> _Short problem_
Repeat exactly, and only, the lines from the one that contains "Output the component" to the one that contains "const meansTicks = [67, 68, 69, 70, 71, 72];", both ends included. Omit every picture.

> _Data listing_

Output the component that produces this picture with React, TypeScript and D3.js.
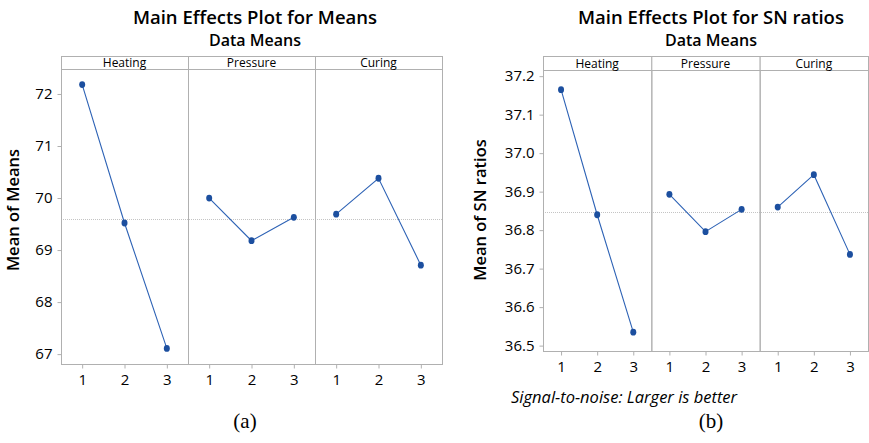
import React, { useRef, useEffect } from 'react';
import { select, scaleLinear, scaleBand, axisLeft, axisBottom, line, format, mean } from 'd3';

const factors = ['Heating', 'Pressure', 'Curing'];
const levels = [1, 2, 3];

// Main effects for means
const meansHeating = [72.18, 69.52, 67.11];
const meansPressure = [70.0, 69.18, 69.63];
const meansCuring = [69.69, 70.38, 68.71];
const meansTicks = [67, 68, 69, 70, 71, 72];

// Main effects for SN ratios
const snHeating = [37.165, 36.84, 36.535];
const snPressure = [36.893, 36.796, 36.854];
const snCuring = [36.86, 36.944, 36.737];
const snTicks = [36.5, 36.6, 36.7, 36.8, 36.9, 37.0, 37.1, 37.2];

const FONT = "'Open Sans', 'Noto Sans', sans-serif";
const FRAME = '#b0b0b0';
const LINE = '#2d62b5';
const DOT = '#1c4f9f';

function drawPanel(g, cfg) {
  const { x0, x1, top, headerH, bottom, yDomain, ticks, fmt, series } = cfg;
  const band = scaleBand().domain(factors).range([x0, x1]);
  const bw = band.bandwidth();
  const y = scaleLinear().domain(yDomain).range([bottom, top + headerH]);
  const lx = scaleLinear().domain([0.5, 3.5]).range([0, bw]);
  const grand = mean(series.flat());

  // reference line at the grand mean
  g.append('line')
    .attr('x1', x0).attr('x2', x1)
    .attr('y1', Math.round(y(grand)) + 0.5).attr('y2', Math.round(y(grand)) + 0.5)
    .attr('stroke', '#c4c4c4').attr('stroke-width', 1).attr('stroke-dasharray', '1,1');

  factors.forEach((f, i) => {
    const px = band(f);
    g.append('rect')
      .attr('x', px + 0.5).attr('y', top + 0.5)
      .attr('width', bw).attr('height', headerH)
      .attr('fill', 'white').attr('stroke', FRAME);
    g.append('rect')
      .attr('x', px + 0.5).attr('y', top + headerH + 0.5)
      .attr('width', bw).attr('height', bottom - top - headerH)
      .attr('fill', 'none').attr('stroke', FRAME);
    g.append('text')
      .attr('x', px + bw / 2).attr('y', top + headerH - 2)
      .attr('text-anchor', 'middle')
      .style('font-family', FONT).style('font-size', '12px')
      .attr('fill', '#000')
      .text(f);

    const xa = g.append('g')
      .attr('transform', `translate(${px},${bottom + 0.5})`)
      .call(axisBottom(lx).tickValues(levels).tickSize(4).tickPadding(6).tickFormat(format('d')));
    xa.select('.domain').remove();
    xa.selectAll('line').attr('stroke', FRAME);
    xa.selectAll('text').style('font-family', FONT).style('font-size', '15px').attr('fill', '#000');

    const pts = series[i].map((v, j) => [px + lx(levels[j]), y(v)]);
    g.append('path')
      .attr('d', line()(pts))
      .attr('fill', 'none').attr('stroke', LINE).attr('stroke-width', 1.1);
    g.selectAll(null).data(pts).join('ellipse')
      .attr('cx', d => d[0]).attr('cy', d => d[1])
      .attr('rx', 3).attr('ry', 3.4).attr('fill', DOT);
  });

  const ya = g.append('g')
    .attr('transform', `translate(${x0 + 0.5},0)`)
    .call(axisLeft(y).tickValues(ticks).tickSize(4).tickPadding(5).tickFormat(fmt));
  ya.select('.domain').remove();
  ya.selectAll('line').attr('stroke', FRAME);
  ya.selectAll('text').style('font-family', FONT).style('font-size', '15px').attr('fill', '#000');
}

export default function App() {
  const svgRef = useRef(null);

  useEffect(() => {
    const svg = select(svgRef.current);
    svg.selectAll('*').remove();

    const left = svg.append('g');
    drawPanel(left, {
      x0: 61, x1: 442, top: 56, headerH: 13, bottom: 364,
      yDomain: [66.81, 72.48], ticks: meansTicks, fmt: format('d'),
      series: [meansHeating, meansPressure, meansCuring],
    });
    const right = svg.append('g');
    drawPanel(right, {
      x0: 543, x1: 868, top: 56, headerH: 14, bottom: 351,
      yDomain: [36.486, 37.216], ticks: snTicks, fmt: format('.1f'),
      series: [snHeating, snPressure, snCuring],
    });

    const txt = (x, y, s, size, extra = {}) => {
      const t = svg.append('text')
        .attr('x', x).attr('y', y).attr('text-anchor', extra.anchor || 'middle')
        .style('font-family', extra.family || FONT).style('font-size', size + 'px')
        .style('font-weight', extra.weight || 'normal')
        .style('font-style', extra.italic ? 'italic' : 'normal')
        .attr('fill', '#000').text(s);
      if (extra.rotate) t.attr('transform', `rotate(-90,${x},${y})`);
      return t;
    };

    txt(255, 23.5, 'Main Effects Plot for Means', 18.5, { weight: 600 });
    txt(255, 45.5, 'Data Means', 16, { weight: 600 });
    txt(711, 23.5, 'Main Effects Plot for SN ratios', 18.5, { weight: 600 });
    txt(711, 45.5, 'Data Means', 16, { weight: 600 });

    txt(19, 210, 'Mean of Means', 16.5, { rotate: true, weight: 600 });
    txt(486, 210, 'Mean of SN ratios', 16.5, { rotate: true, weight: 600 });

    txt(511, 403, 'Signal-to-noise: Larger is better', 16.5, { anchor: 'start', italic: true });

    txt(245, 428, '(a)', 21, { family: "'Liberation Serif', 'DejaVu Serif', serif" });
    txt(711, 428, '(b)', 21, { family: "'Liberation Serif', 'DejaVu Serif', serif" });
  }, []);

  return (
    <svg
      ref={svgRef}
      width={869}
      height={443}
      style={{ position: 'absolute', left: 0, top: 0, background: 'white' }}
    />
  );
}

* * *

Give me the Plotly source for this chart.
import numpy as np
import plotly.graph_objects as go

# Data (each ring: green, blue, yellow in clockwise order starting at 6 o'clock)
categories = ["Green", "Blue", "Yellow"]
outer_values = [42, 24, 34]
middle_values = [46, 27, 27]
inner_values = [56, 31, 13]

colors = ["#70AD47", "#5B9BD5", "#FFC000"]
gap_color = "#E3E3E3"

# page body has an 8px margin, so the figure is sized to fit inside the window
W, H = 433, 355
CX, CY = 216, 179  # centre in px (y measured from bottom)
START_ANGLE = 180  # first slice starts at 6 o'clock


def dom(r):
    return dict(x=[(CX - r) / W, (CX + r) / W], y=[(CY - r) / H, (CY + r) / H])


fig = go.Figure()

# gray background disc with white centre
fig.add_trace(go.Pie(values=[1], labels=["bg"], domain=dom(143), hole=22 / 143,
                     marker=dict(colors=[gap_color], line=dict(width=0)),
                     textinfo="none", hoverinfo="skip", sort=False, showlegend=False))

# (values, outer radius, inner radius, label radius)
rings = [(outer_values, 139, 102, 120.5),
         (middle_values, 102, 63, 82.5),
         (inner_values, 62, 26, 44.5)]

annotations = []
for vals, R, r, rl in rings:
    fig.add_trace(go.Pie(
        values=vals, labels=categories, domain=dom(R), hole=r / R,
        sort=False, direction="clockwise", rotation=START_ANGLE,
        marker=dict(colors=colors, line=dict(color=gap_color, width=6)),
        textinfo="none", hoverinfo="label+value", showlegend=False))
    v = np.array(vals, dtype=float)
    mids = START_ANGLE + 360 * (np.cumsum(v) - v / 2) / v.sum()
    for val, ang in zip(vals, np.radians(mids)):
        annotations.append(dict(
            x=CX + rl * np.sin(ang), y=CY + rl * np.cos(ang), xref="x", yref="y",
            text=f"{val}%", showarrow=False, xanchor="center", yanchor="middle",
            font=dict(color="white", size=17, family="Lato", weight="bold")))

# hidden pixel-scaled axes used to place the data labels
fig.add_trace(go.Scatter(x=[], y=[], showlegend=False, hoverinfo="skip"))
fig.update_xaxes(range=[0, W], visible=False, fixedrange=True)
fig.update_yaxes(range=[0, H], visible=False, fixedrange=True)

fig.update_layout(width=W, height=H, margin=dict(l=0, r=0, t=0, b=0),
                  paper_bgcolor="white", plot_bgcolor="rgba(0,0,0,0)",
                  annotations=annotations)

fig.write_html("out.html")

> _Exercise solution_
Output the component that produces this picture with React, TypeScript and D3.js.
import React, { useRef, useEffect } from 'react';
import { select, scaleLinear, scaleBand, axisLeft, axisBottom, line, format, mean } from 'd3';

const factors = ['Heating', 'Pressure', 'Curing'];
const levels = [1, 2, 3];

// Main effects for means
const meansHeating = [72.18, 69.52, 67.11];
const meansPressure = [70.0, 69.18, 69.63];
const meansCuring = [69.69, 70.38, 68.71];
const meansTicks = [67, 68, 69, 70, 71, 72];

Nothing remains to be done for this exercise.